# GOAL
Set the lines down again exactly, first line through the line that contains "const countStep = 1000;", with no pictures.

# SUPPLIED INFORMATION
****************************************
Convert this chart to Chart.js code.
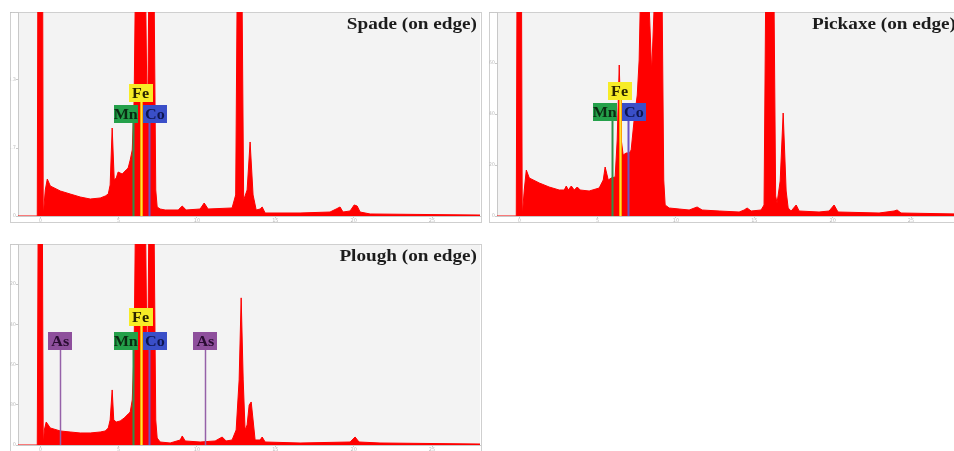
<!DOCTYPE html>
<html>
<head>
<meta charset="utf-8">
<script src="https://cdn.jsdelivr.net/npm/chart.js@4.4.1/dist/chart.umd.min.js"></script>
<style>
html,body{margin:0;padding:0;background:#fff;overflow:hidden;width:954px;height:451px;}
.panel{position:absolute;}
</style>
</head>
<body>
<div class="panel" style="left:10px;top:12px"><canvas id="spade" width="472" height="211"></canvas></div>
<div class="panel" style="left:489px;top:12px"><canvas id="pickaxe" width="472" height="211"></canvas></div>
<div class="panel" style="left:10px;top:244px"><canvas id="plough" width="472" height="208"></canvas></div>
<script>
// energy axis (keV) and tick step
const keVMin = -1.42, keVMax = 28.06, keVStep = 5;
const countStep = 1000;

// XRF spectra (keV, counts)
const spadeKeV = [-1.42,-0.19,-0.10,0.10,0.19,0.32,0.45,0.64,1.28,1.91,2.55,3.19,3.83,4.15,4.34,4.46,4.59,4.72,4.85,4.97,5.23,5.48,5.61,5.74,5.87,5.99,6.06,6.38,6.73,6.79,6.86,6.92,7.08,7.27,7.37,7.46,7.65,7.97,8.80,9.06,9.31,10.20,10.46,10.71,12.24,12.47,12.56,12.72,12.88,12.98,13.20,13.39,13.58,13.78,14.03,14.16,14.35,16.58,18.49,18.88,19.13,19.32,19.77,20.03,20.22,20.41,21.05,28.06];
const spadeCounts = [0,0,9000,9000,0,398,567,460,383,337,291,260,276,306,337,475,1348,552,582,674,643,705,735,858,1011,1777,3300,9000,3300,2083,1624,3300,9000,3300,398,138,107,92,92,153,92,107,199,107,123,322,3300,9000,3300,245,398,1134,322,92,107,138,46,46,61,107,138,61,77,169,153,61,31,15];

const pickaxeKeV = [-1.42,-0.19,-0.10,0.10,0.19,0.32,0.45,0.64,1.28,1.91,2.55,2.87,3.00,3.13,3.32,3.51,3.70,3.89,4.46,5.10,5.36,5.48,5.68,5.87,6.12,6.25,6.38,6.51,6.63,6.82,7.02,7.14,7.33,7.53,7.65,7.72,8.00,8.29,8.45,8.61,8.86,9.12,9.22,9.31,9.57,10.20,10.84,11.35,11.67,12.76,14.03,14.35,14.54,14.80,15.43,15.62,15.72,16.01,16.26,16.36,16.45,16.65,16.84,17.03,17.16,17.35,17.67,17.86,19.13,19.77,20.09,20.34,22.96,23.92,24.11,24.36,28.06];
const pickaxeCounts = [0,0,9000,9000,0,520,920,760,660,580,520,520,600,520,600,520,580,520,500,560,720,980,720,760,780,1520,3020,1520,1220,1260,1260,1320,1920,2420,3120,4200,9000,4200,2880,4200,9000,4200,720,220,160,140,120,180,120,100,80,120,160,100,120,220,4200,9000,4200,400,260,700,2060,500,160,100,220,100,80,100,220,80,60,100,120,60,40];

const ploughKeV = [-1.42,-0.19,-0.10,0.10,0.19,0.26,0.38,0.64,1.28,1.91,2.55,3.19,3.83,4.15,4.34,4.46,4.59,4.69,4.85,5.10,5.36,5.61,5.74,5.87,5.99,6.06,6.38,6.73,6.79,6.86,6.92,7.08,7.27,7.37,7.46,7.65,8.29,8.93,9.06,9.25,10.20,11.16,11.61,11.86,12.24,12.50,12.69,12.82,12.95,13.07,13.20,13.33,13.46,13.58,13.71,14.03,14.16,14.35,16.58,19.77,20.09,20.34,21.68,28.06];
const ploughCounts = [0,0,9000,9000,0,366,561,415,342,317,293,293,317,342,415,610,1342,610,561,586,659,756,805,1098,2318,5000,9000,5000,2806,2074,5000,9000,5000,610,171,73,49,122,220,98,73,98,195,98,122,366,1586,3587,1586,366,488,976,1049,610,122,122,195,73,49,73,195,73,49,24];

// count axis maxima of the three panels
const panelTitles = ['Spade (on edge)', 'Pickaxe (on edge)', 'Plough (on edge)'];
const panelMax = [3125, 4080, 4900];

// element lines marked on each panel
const ironLabels = ['Mn', 'Fe', 'Co'];
const ironKeV = [5.90, 6.40, 6.93];
const arsenicLabels = ['As', 'As'];
const arsenicKeV = [1.28, 10.54];

const markStyle = {
  Mn: {box:'#24a04a', text:'#0b2a12', line:'#2e9048', lw:2, dx:-7, row:1},
  Fe: {box:'#f7ec26', text:'#2a2400', line:'#ffa200', lw:3, dx:0, row:0},
  Co: {box:'#3a4fc8', text:'#0e1650', line:'#6a52c6', lw:2, dx:6, row:1},
  As: {box:'#8e4f9c', text:'#2a0c32', line:'#9561a8', lw:1.5, dx:0, row:1}
};

const spectrumPlugin = {
  id: 'spectrum',
  beforeDraw(chart){
    const {ctx, chartArea:a, width, height} = chart;
    ctx.save();
    ctx.fillStyle = '#fff';
    ctx.fillRect(0, 0, width, height);
    ctx.fillStyle = '#f3f3f3';
    ctx.fillRect(a.left, a.top, a.right - a.left, a.bottom - a.top);
    ctx.strokeStyle = '#cfcfcf';
    ctx.lineWidth = 1;
    ctx.strokeRect(0.5, 0.5, width - 1, height - 1);
    ctx.restore();
  },
  afterDatasetsDraw(chart, args, opts){
    const {ctx, chartArea:a, scales:{x}} = chart;
    ctx.save();
    ctx.beginPath();
    ctx.rect(a.left, a.top, a.right - a.left, a.bottom - a.top);
    ctx.clip();
    const bw = 24, bh = 18;
    opts.labels.forEach((lab, i) => {
      const st = markStyle[lab];
      const lx = Math.round(x.getPixelForValue(opts.keV[i])) + 0.5;
      const top = a.top + opts.rows[st.row];
      ctx.strokeStyle = st.line;
      ctx.lineWidth = st.lw;
      ctx.beginPath();
      ctx.moveTo(lx, top + bh);
      ctx.lineTo(lx, a.bottom);
      ctx.stroke();
      if (lab === 'Fe') {
        ctx.strokeStyle = '#ffe23a';
        ctx.lineWidth = 1;
        ctx.beginPath();
        ctx.moveTo(lx, top + bh);
        ctx.lineTo(lx, a.bottom);
        ctx.stroke();
      }
    });
    opts.labels.forEach((lab, i) => {
      const st = markStyle[lab];
      const cx = x.getPixelForValue(opts.keV[i]) + st.dx;
      const top = a.top + opts.rows[st.row];
      ctx.fillStyle = st.box;
      ctx.fillRect(Math.round(cx - bw / 2), top, bw, bh);
      ctx.save();
      ctx.translate(cx, top + 14);
      ctx.scale(1.15, 1);
      ctx.font = 'bold 14px "Liberation Serif"';
      ctx.textAlign = 'center';
      ctx.fillStyle = st.text;
      ctx.fillText(lab, 0, 0);
      ctx.restore();
    });
    ctx.translate(a.right - 3, a.top + 17);
    ctx.scale(1.2, 1);
    ctx.font = 'bold 16px "Liberation Serif"';
    ctx.textAlign = 'right';
    ctx.fillStyle = '#1c1c1c';
    ctx.fillText(opts.title, 0, 0);
    ctx.restore();
  }
};

function makeSpectrum(id, keV, counts, idx, labels, labelKeV, rows){
  const tickFont = {size: 5, family: 'DejaVu Sans'};
  return new Chart(document.getElementById(id), {
    type: 'line',
    data: {
      datasets: [{
        data: keV.map((k, i) => ({x: k, y: counts[i]})),
        borderColor: '#ff0000',
        backgroundColor: '#ff0000',
        borderWidth: 1,
        fill: 'origin',
        pointRadius: 0,
        tension: 0
      }]
    },
    options: {
      responsive: false,
      animation: false,
      events: [],
      layout: {padding: {left: 0, right: 2, top: 0, bottom: 0}},
      plugins: {
        legend: {display: false},
        tooltip: {enabled: false},
        spectrum: {title: panelTitles[idx], labels, keV: labelKeV, rows}
      },
      scales: {
        x: {
          type: 'linear', min: keVMin, max: keVMax,
          ticks: {stepSize: keVStep, includeBounds: false, font: tickFont, color: '#bdbdbd', padding: 0, maxRotation: 0, autoSkip: false},
          grid: {drawOnChartArea: false, tickLength: 2, color: '#c8c8c8'},
          border: {color: '#c8c8c8'},
          afterFit(s){ s.height = 7; s.paddingLeft = 0; s.paddingRight = 0; }
        },
        y: {
          min: 0, max: panelMax[idx],
          ticks: {stepSize: countStep, includeBounds: false, font: tickFont, color: '#bdbdbd', padding: 0},
          grid: {drawOnChartArea: false, tickLength: 2, color: '#c8c8c8'},
          border: {color: '#c8c8c8'},
          afterFit(s){ s.width = 8; s.paddingTop = 0; s.paddingBottom = 0; }
        }
      }
    },
    plugins: [spectrumPlugin]
  });
}

makeSpectrum('spade', spadeKeV, spadeCounts, 0, ironLabels, ironKeV, [72, 93]);
makeSpectrum('pickaxe', pickaxeKeV, pickaxeCounts, 1, ironLabels, ironKeV, [70, 91]);
makeSpectrum('plough', ploughKeV, ploughCounts, 2,
  [arsenicLabels[0], ...ironLabels, arsenicLabels[1]],
  [arsenicKeV[0], ...ironKeV, arsenicKeV[1]], [64, 88]);
</script>
</body>
</html>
****************************************
# SOLUTION TO THIS EXERCISE
Convert this chart to Chart.js code.
<!DOCTYPE html>
<html>
<head>
<meta charset="utf-8">
<script src="https://cdn.jsdelivr.net/npm/chart.js@4.4.1/dist/chart.umd.min.js"></script>
<style>
html,body{margin:0;padding:0;background:#fff;overflow:hidden;width:954px;height:451px;}
.panel{position:absolute;}
</style>
</head>
<body>
<div class="panel" style="left:10px;top:12px"><canvas id="spade" width="472" height="211"></canvas></div>
<div class="panel" style="left:489px;top:12px"><canvas id="pickaxe" width="472" height="211"></canvas></div>
<div class="panel" style="left:10px;top:244px"><canvas id="plough" width="472" height="208"></canvas></div>
<script>
// energy axis (keV) and tick step
const keVMin = -1.42, keVMax = 28.06, keVStep = 5;
const countStep = 1000;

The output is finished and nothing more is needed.